Locating sensitive data with Macie findings - Amazon Macie

Locating sensitive data with Macie findings

When you run sensitive data discovery jobs or Amazon Macie performs automated sensitive data discovery, Macie performs a deep inspection of the latest version of each Amazon Simple Storage Service (Amazon S3) object that it analyzes. For each job run or analysis cycle, Macie also uses a depth-first search algorithm to populate the resulting findings with details about the location of specific occurrences of sensitive data that Macie finds in S3 objects. These occurrences provide insight into the categories and types of sensitive data that an affected S3 bucket and object might contain. The details can help you locate individual occurrences of sensitive data in objects, and determine whether to perform a deeper investigation of specific buckets and objects.

With sensitive data findings, you can determine the location of as many as 15 occurrences of sensitive data that Macie found in an affected S3 object. This includes sensitive data that Macie detected using managed data identifiers, and data that matches the criteria of custom data identifiers that you configured a job or Macie to use.

A sensitive data finding can provide details such as:

  • The column and row number for a cell or field in a Microsoft Excel workbook, CSV file, or TSV file.

  • The path to a field or array in a JSON or JSON Lines file.

  • The line number for a line in a non-binary text file other than a CSV, JSON, JSON Lines, or TSV file—for example, an HTML, TXT, or XML file.

  • The page number for a page in an Adobe Portable Document Format (PDF) file.

  • The record index and the path to a field in a record in an Apache Avro object container or Apache Parquet file.

You can access these details by using the Amazon Macie console or the Amazon Macie API. You can also access these details in findings that Macie publishes to other AWS services, both Amazon EventBridge and AWS Security Hub. To learn about the JSON structures that Macie uses to report these details, see Schema for reporting the location of sensitive data. To learn how to access the details in findings that Macie publishes to other AWS services, see Monitoring and processing findings.

If an S3 object contains many occurrences of sensitive data, you can also use a finding to navigate to its corresponding sensitive data discovery result. Unlike a sensitive data finding, a sensitive data discovery result provides detailed location data for as many as 1,000 occurrences of each type of sensitive data that Macie found in an object. If an S3 object is an archive file, such as a .tar or .zip file, this includes occurrences of sensitive data in individual files that Macie extracted from the archive. (Macie doesn’t include this information in sensitive data findings.) To learn more about sensitive data discovery results, see Storing and retaining sensitive data discovery results. Macie uses the same schema for location data in sensitive data findings and sensitive data discovery results.

Locating occurrences of sensitive data

To locate occurrences of sensitive data, you can use the Amazon Macie console or the Amazon Macie API. The following steps explain how to locate sensitive data by using the console.

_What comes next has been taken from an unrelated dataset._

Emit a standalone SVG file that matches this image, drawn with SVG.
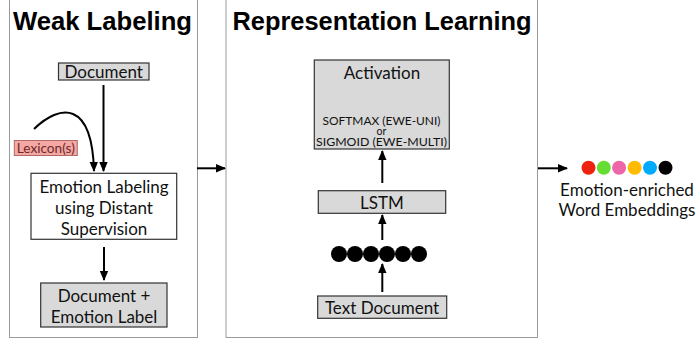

To locate sensitive data programmatically, use the GetFindings operation of the Amazon Macie API. If a finding includes details about the location of one or more occurrences of a specific type of sensitive data, occurrences objects in the finding provide these details. For more information, see Schema for reporting the location of sensitive data.

To locate occurrences of sensitive data by using the console
  1. Open the Amazon Macie console at https://console.aws.amazon.com/macie/.

  2. In the navigation pane, choose Findings.

    Tip

    You can use the Jobs page to display all the findings from a particular sensitive data discovery job. To do this, choose Jobs in the navigation pane, and then choose the name of the job. At the top of the details panel, choose Show results, and then choose Show findings.

  3. On the Findings page, choose the finding for the sensitive data that you want to locate. The details panel displays information for the finding.

  4. In the details panel, scroll to the Sensitive data section. This section provides information about the categories and types of sensitive data that Macie found in the affected S3 object. It also indicates the number of occurrences of each type of sensitive data that Macie found.

    For example, the following image shows some details of a finding that reports 30 occurrences of credit card numbers, 30 occurrences of names, and 30 occurrences of US Social Security numbers.

    The finding details fields that show the number of occurrences of three types of sensitive data.

    If the finding includes details about the location of one or more occurrences of a specific type of sensitive data, the number of occurrences is a link. Choose the link to show the details. Macie opens a new window and displays the details in JSON format.

    For example, the following image shows the location of two occurrences of credit card numbers in an affected S3 object.

    The location data, in JSON format, for two occurrences of credit card numbers in an S3 object.

    To save the details as a JSON file, choose Download, and then and specify a name and location for the file.

  5. (Optional) To save all the finding's details as a JSON file, choose the finding's identifier (Finding ID) at the top of the details panel. Macie opens a new window and displays all the details in JSON format. Choose Download, and then specify a name and location for the file.

To access details about the location of as many as 1,000 occurrences of each type of sensitive data in the affected object, refer to the corresponding sensitive data discovery result for the finding. To do this, scroll to the beginning of the Details section of the panel. Then choose the link in the Detailed result location field. Macie opens the Amazon S3 console and displays the file or folder that contains the corresponding discovery result.